Now when I go to the /questions page, the "missing" variables are inserted. Also this means that when I return to /questions after reading one in detail I will return to the page I left from without the detail page needing to know anything about how I got there.

Here, of course I am assuming a type (class) called so_questions with a public method search(sort::string, page::integer, pagesize::integer) that will return an array of html blocks suitable for output.

Naturally this is a very stripped down example to give you the idea of how search result pages typically utilise session variables to "remember" user input.


It appears setting the page size is considered a "preference" and is remembered across sessions. I can pass 13 as a page size, and then subsequently any page I visit on meta.stackoverflow.com with a list of questions will have 13. I can even login via a incognito session and once logged in it will display 13 items. So it's clearly saving that somewhere with my account.

It is pretty common technique to consider certain choices as a long term preference. Where and when you do this depends alot on considering the user experience.

"Does this mean that it is not a pure GET method? Is there some body beneath indicating the usage of a POST?"

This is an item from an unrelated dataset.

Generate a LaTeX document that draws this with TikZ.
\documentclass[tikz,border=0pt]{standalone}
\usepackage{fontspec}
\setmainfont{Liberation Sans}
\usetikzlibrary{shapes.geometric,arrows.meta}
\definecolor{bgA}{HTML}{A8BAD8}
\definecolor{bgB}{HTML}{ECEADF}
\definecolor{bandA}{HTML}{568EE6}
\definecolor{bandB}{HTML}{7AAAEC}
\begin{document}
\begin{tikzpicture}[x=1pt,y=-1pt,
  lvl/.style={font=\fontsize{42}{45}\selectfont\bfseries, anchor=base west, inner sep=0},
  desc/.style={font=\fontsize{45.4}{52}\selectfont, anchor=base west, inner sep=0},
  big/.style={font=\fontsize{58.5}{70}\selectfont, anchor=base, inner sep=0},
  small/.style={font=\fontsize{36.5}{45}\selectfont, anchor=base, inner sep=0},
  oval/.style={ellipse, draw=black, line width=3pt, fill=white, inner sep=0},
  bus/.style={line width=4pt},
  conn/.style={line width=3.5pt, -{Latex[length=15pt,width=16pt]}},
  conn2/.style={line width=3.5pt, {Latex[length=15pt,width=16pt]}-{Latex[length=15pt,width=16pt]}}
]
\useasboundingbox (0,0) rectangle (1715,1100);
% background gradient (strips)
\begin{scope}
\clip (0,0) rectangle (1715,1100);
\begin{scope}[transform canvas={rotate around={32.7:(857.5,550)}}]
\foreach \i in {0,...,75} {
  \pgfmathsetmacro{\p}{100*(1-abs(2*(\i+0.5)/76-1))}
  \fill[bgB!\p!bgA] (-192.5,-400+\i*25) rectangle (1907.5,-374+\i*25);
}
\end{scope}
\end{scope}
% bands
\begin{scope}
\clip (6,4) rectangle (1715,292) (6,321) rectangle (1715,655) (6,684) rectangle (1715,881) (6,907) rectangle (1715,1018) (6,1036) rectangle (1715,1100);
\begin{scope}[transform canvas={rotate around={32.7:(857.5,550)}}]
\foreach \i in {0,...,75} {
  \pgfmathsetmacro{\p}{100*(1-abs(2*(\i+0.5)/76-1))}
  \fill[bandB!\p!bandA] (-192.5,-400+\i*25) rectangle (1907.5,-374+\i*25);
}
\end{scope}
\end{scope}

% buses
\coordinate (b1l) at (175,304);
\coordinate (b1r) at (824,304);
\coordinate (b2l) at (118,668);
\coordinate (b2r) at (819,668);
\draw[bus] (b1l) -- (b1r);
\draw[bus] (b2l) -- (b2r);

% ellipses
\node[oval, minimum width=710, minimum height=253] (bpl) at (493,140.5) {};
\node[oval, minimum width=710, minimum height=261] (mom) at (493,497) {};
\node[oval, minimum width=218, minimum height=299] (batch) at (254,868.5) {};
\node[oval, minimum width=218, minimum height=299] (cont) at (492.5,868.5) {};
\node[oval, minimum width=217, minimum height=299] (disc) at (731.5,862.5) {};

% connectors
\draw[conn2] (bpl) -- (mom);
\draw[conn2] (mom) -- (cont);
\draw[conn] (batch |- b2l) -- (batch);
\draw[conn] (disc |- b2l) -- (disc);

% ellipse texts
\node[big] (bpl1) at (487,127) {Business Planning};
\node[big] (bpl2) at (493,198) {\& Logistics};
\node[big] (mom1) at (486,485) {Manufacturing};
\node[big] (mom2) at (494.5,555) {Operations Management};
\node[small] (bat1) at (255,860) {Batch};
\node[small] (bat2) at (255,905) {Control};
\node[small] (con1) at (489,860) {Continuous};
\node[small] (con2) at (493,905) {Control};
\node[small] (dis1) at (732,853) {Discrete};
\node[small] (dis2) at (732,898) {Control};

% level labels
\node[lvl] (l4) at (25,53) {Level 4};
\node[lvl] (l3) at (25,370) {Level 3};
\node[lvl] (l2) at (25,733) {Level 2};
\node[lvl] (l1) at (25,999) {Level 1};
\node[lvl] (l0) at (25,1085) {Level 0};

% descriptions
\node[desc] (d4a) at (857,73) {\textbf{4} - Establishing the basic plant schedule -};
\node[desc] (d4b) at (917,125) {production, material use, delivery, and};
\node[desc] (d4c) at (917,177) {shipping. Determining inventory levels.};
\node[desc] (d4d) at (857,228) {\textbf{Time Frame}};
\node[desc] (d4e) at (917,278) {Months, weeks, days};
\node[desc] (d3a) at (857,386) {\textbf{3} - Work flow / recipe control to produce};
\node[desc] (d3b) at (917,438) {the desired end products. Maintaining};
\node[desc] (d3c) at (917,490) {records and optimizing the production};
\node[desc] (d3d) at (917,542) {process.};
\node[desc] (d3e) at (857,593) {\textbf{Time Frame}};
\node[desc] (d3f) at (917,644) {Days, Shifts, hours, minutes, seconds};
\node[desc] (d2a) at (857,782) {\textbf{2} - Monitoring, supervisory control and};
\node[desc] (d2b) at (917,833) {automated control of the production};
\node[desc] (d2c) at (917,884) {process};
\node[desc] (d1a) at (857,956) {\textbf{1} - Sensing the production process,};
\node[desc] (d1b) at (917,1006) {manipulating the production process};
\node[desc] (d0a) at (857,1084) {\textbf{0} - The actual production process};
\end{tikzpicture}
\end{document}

As far as I can tell, no, there is no header that is passing additional criteria, and nothing in a cookie holding those values, since those do not carry across to incognito. From my tests it's clearly being associated with the user account.

"why I would learn why such a design."

As mentioned, it's about improving user experience. Allowing the site to remember choices that the user is likely to prefer across the entire site. If I got to a shopping site I often choose to see 50 items at a time, and it would be really nice if the site remembered that. SO has chosen to make that something that is remembered across site visits.


I assume that Stack Overflow is authoritative in terms of the design, that is why I would learn why such a design.

Stack Exchange has great developers, but no single software project is going to be entirely authoritative in terms of design. Resources are always limited, and time that could be spent polishing one thing to perfection is often better spent getting a new thing working at all.

You may or may not want to copy this particular aspect of their design. They're changing your persistent setting based on an unauthenticated GET parameter. This makes it trivial for another user to change your settings using cross-site request forgery (CSRF).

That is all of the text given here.